Supplied entries:
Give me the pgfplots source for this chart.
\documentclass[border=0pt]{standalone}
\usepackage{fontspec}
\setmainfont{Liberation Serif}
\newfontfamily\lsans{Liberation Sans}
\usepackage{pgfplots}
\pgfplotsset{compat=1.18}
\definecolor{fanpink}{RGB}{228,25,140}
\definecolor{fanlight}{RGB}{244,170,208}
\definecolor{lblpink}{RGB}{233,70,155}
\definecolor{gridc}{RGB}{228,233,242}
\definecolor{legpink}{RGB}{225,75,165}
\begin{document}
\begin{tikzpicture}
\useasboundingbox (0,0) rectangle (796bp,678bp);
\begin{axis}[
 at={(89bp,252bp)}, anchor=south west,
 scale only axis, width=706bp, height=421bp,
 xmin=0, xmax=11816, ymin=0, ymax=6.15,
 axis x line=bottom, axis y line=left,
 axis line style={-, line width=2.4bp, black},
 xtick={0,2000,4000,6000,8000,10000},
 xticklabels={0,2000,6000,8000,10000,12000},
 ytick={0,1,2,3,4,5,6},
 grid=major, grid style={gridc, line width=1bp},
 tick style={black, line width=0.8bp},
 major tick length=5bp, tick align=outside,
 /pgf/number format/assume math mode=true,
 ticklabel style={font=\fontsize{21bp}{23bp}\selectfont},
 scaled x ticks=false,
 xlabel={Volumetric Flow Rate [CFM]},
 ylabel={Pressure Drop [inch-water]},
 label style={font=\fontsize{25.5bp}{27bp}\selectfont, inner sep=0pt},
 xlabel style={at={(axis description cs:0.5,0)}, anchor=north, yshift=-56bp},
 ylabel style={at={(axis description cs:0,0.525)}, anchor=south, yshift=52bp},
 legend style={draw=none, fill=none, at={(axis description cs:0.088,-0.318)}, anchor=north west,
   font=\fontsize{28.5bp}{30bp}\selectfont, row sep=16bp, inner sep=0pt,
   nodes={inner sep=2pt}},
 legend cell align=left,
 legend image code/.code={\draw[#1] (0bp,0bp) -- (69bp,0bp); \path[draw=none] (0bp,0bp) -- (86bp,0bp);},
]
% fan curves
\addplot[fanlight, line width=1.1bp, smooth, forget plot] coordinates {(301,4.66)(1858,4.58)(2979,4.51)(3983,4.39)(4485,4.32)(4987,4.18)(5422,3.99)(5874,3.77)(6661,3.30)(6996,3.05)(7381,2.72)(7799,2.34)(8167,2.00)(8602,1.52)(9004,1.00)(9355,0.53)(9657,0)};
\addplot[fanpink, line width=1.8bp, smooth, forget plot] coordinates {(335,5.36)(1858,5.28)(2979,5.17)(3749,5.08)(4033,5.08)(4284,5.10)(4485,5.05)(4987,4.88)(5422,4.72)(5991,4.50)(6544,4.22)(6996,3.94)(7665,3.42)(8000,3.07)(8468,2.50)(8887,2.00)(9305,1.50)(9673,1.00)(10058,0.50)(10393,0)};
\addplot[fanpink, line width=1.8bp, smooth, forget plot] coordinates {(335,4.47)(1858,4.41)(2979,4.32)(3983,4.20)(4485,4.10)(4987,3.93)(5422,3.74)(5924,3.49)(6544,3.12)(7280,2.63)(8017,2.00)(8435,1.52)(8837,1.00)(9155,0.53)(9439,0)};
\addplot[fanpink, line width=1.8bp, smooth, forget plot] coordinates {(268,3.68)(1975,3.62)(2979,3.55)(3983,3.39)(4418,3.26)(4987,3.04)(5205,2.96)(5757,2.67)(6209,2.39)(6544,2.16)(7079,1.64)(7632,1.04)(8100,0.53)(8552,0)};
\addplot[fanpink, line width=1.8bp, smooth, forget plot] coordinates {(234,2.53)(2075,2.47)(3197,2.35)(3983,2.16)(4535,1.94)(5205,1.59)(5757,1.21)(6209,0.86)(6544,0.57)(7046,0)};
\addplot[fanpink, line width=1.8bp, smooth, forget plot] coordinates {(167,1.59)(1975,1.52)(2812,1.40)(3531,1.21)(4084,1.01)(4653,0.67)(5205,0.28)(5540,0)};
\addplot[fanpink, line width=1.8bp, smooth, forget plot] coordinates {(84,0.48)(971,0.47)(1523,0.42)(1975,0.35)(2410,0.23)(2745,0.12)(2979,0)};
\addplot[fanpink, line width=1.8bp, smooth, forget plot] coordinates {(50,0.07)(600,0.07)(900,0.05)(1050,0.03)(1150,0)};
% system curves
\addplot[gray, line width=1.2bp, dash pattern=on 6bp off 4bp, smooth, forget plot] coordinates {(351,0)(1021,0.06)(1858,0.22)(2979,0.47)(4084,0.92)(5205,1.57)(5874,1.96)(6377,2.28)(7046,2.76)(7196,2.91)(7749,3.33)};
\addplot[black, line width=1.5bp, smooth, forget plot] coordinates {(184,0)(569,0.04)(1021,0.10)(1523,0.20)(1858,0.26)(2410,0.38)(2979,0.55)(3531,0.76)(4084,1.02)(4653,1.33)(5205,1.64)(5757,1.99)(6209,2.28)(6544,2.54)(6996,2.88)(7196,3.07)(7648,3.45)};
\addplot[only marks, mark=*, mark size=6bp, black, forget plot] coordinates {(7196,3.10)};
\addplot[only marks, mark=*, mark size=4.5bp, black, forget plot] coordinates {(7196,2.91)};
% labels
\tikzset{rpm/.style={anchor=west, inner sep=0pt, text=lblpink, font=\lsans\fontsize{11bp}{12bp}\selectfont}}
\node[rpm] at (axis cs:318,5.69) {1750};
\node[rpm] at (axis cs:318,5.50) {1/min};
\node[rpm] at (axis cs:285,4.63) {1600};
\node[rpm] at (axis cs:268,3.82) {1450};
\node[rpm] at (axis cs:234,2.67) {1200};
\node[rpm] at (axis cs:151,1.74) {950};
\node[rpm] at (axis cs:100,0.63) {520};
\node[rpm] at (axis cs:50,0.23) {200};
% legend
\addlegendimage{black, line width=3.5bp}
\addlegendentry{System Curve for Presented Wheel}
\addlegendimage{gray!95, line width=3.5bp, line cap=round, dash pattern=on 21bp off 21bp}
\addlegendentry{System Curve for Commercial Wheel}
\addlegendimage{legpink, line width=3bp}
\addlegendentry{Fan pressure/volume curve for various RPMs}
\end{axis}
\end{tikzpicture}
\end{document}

==

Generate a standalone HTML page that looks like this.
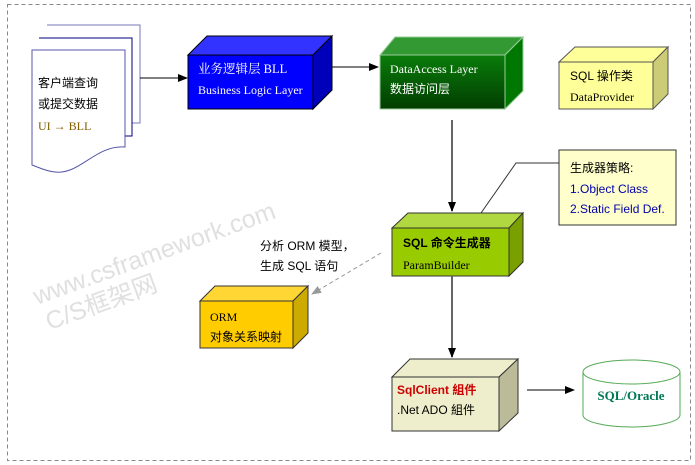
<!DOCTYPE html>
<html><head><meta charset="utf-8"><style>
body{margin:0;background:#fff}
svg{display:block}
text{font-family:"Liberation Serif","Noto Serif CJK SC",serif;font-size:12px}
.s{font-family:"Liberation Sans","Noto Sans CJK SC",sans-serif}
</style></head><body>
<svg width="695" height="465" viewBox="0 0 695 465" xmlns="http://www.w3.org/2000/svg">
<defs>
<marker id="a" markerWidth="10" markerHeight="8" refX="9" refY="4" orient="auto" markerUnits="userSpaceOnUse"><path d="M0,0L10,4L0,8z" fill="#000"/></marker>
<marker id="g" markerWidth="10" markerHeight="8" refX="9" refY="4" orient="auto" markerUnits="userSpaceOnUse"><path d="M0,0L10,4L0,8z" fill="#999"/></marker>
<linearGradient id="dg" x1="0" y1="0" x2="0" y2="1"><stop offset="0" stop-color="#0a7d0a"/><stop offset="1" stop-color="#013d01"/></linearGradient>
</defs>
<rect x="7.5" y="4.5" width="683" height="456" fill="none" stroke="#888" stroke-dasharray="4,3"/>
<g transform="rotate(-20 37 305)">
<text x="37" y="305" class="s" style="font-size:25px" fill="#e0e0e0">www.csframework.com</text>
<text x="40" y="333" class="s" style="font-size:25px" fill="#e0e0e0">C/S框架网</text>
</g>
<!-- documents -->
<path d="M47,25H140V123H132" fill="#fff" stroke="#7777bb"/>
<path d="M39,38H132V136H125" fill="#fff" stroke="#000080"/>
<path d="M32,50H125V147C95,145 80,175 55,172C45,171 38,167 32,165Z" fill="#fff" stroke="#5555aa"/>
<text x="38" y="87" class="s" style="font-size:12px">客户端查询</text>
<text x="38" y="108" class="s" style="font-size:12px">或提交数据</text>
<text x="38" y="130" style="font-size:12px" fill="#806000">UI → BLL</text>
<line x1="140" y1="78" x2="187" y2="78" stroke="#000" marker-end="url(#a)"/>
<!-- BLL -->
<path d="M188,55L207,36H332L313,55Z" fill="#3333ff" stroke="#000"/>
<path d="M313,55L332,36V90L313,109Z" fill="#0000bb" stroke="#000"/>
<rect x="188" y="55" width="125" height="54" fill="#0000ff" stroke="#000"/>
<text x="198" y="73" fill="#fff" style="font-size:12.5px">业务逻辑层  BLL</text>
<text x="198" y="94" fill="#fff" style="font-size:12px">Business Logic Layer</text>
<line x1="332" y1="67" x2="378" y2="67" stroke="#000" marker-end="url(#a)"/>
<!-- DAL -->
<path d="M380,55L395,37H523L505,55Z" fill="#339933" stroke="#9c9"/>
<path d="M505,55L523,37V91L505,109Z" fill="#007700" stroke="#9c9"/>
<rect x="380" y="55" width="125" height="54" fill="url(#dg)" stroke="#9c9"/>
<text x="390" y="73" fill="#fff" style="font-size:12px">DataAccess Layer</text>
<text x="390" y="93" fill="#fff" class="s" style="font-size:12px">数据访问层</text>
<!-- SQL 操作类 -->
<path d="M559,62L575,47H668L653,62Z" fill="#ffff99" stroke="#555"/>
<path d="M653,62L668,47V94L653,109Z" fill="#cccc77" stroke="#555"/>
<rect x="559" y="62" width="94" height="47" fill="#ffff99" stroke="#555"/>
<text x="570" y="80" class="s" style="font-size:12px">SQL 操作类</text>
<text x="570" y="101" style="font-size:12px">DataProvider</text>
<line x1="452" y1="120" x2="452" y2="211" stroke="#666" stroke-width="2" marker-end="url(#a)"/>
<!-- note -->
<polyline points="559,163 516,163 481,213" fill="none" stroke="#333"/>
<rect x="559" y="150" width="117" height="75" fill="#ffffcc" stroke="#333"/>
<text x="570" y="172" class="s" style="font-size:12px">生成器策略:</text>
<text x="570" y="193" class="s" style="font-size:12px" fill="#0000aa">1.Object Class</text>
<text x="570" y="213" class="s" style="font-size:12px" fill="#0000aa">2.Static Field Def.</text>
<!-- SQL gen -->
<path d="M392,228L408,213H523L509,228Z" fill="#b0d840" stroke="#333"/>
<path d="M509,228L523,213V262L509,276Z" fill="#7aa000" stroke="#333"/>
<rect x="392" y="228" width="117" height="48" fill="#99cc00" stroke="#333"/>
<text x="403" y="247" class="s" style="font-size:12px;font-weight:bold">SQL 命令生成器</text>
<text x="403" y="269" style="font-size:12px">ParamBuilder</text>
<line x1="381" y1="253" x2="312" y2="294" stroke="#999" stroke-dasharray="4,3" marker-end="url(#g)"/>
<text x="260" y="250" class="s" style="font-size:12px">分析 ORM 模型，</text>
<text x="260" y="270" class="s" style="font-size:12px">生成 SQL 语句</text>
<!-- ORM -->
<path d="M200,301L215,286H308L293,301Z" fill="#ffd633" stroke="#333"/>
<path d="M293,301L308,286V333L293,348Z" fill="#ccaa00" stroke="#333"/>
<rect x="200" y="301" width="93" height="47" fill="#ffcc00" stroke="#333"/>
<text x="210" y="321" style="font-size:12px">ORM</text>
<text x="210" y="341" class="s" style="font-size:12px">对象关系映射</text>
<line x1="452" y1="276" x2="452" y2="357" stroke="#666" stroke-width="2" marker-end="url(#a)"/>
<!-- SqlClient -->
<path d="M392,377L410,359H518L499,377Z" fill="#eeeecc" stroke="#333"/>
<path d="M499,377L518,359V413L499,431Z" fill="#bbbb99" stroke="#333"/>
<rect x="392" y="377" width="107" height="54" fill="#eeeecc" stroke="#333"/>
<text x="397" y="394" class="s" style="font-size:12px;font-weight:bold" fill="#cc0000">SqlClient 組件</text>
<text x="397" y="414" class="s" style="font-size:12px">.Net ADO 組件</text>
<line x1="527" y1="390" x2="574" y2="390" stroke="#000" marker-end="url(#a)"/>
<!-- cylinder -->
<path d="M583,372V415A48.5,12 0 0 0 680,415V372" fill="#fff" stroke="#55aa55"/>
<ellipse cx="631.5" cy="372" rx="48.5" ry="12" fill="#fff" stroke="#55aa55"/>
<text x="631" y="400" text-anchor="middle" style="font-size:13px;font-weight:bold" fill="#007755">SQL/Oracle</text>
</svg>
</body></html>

--

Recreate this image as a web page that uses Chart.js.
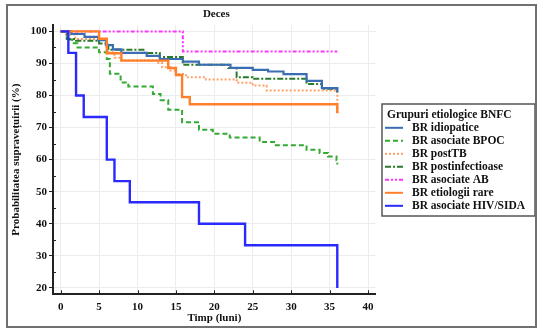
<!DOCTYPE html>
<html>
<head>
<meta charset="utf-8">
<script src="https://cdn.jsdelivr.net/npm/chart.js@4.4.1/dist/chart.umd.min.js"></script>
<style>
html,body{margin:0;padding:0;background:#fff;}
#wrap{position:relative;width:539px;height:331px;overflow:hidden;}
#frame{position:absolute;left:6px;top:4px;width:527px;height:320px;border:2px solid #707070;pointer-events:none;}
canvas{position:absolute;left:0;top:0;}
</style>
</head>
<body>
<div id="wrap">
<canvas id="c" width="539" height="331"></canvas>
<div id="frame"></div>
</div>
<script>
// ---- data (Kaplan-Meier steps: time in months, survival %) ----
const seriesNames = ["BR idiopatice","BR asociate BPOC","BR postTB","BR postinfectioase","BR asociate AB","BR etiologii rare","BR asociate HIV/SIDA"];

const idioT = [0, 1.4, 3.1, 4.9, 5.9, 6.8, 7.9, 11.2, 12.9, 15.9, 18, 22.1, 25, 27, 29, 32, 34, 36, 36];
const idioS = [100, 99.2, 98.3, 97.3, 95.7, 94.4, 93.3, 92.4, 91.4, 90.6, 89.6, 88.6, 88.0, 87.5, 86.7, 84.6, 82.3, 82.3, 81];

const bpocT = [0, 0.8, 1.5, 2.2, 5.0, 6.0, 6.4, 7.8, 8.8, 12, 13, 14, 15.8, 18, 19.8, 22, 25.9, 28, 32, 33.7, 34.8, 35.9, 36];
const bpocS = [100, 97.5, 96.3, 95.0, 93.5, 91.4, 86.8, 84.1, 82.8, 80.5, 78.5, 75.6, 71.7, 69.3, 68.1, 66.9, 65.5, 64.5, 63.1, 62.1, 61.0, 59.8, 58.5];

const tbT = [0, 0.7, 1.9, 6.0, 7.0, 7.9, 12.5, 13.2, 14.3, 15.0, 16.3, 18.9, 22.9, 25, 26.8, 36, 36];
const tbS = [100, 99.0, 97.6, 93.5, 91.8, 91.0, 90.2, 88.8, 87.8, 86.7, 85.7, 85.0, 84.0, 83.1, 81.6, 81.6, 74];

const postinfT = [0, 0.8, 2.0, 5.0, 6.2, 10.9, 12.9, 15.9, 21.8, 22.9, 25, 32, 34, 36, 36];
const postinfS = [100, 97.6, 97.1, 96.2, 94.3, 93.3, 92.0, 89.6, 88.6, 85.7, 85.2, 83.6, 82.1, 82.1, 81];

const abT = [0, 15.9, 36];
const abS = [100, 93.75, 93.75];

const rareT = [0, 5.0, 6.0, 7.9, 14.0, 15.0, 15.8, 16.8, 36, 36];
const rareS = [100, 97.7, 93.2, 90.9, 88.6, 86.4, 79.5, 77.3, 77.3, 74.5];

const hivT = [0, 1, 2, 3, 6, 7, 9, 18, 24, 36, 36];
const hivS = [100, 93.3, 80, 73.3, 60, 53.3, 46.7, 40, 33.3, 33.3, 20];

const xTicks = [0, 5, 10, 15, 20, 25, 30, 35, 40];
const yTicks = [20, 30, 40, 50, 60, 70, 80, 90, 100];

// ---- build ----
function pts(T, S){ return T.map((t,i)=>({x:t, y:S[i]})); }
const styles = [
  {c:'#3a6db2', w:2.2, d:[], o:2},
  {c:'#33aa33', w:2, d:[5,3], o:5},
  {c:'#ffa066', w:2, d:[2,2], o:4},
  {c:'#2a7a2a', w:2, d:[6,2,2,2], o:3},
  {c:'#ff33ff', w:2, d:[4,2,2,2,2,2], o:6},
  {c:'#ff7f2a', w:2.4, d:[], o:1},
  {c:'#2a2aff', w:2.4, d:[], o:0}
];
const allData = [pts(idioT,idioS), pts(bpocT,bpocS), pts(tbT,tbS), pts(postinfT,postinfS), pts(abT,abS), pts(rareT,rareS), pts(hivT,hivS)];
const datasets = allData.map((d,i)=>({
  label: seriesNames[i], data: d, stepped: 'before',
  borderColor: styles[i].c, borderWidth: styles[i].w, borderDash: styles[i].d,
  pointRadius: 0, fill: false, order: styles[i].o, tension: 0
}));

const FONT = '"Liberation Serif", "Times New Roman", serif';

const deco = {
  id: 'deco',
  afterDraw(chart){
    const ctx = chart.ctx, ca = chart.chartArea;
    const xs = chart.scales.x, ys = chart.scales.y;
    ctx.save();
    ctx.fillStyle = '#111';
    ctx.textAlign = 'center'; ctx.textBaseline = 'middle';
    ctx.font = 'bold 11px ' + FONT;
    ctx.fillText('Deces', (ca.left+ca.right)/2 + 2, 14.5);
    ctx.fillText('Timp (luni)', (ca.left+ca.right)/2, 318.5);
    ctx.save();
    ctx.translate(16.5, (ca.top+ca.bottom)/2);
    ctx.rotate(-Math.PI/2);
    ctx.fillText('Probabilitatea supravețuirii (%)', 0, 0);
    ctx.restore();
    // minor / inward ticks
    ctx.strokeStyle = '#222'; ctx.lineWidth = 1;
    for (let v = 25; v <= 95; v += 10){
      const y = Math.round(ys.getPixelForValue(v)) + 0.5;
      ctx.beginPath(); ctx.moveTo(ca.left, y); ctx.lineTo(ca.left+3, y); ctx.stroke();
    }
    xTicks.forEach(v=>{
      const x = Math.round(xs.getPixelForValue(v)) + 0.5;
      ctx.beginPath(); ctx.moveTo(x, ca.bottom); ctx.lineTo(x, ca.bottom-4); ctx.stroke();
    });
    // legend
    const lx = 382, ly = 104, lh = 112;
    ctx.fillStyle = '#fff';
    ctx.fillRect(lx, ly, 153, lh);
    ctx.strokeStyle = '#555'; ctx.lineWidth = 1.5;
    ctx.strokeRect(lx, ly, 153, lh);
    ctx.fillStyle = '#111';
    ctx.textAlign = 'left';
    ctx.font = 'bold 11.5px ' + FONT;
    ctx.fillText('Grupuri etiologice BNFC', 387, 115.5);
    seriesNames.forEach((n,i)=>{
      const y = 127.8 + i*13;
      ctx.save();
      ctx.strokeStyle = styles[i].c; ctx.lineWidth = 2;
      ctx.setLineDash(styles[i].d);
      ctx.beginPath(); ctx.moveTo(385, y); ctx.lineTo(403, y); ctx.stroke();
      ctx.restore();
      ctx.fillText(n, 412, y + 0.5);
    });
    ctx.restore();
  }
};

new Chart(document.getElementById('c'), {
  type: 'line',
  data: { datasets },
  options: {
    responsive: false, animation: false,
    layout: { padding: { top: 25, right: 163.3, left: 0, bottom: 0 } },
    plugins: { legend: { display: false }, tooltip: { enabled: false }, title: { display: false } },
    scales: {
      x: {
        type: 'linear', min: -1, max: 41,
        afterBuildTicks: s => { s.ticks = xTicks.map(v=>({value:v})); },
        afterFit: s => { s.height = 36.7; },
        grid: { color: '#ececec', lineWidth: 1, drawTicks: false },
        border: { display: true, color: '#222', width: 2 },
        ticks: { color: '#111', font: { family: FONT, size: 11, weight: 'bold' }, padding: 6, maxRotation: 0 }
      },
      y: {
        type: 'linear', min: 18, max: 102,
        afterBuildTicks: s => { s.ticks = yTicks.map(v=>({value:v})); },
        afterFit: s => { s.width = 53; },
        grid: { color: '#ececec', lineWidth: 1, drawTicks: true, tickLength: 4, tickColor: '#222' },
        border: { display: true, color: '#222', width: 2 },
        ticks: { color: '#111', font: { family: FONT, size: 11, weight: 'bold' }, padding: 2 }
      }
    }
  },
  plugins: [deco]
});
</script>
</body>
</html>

Given exercise: Without any pictures, set down the lines from the one holding "Recreate this image" through the one holding "82.3, 82.3, 81];".

Reply to the task:
Recreate this image as a web page that uses Chart.js.
<!DOCTYPE html>
<html>
<head>
<meta charset="utf-8">
<script src="https://cdn.jsdelivr.net/npm/chart.js@4.4.1/dist/chart.umd.min.js"></script>
<style>
html,body{margin:0;padding:0;background:#fff;}
#wrap{position:relative;width:539px;height:331px;overflow:hidden;}
#frame{position:absolute;left:6px;top:4px;width:527px;height:320px;border:2px solid #707070;pointer-events:none;}
canvas{position:absolute;left:0;top:0;}
</style>
</head>
<body>
<div id="wrap">
<canvas id="c" width="539" height="331"></canvas>
<div id="frame"></div>
</div>
<script>
// ---- data (Kaplan-Meier steps: time in months, survival %) ----
const seriesNames = ["BR idiopatice","BR asociate BPOC","BR postTB","BR postinfectioase","BR asociate AB","BR etiologii rare","BR asociate HIV/SIDA"];

const idioT = [0, 1.4, 3.1, 4.9, 5.9, 6.8, 7.9, 11.2, 12.9, 15.9, 18, 22.1, 25, 27, 29, 32, 34, 36, 36];
const idioS = [100, 99.2, 98.3, 97.3, 95.7, 94.4, 93.3, 92.4, 91.4, 90.6, 89.6, 88.6, 88.0, 87.5, 86.7, 84.6, 82.3, 82.3, 81];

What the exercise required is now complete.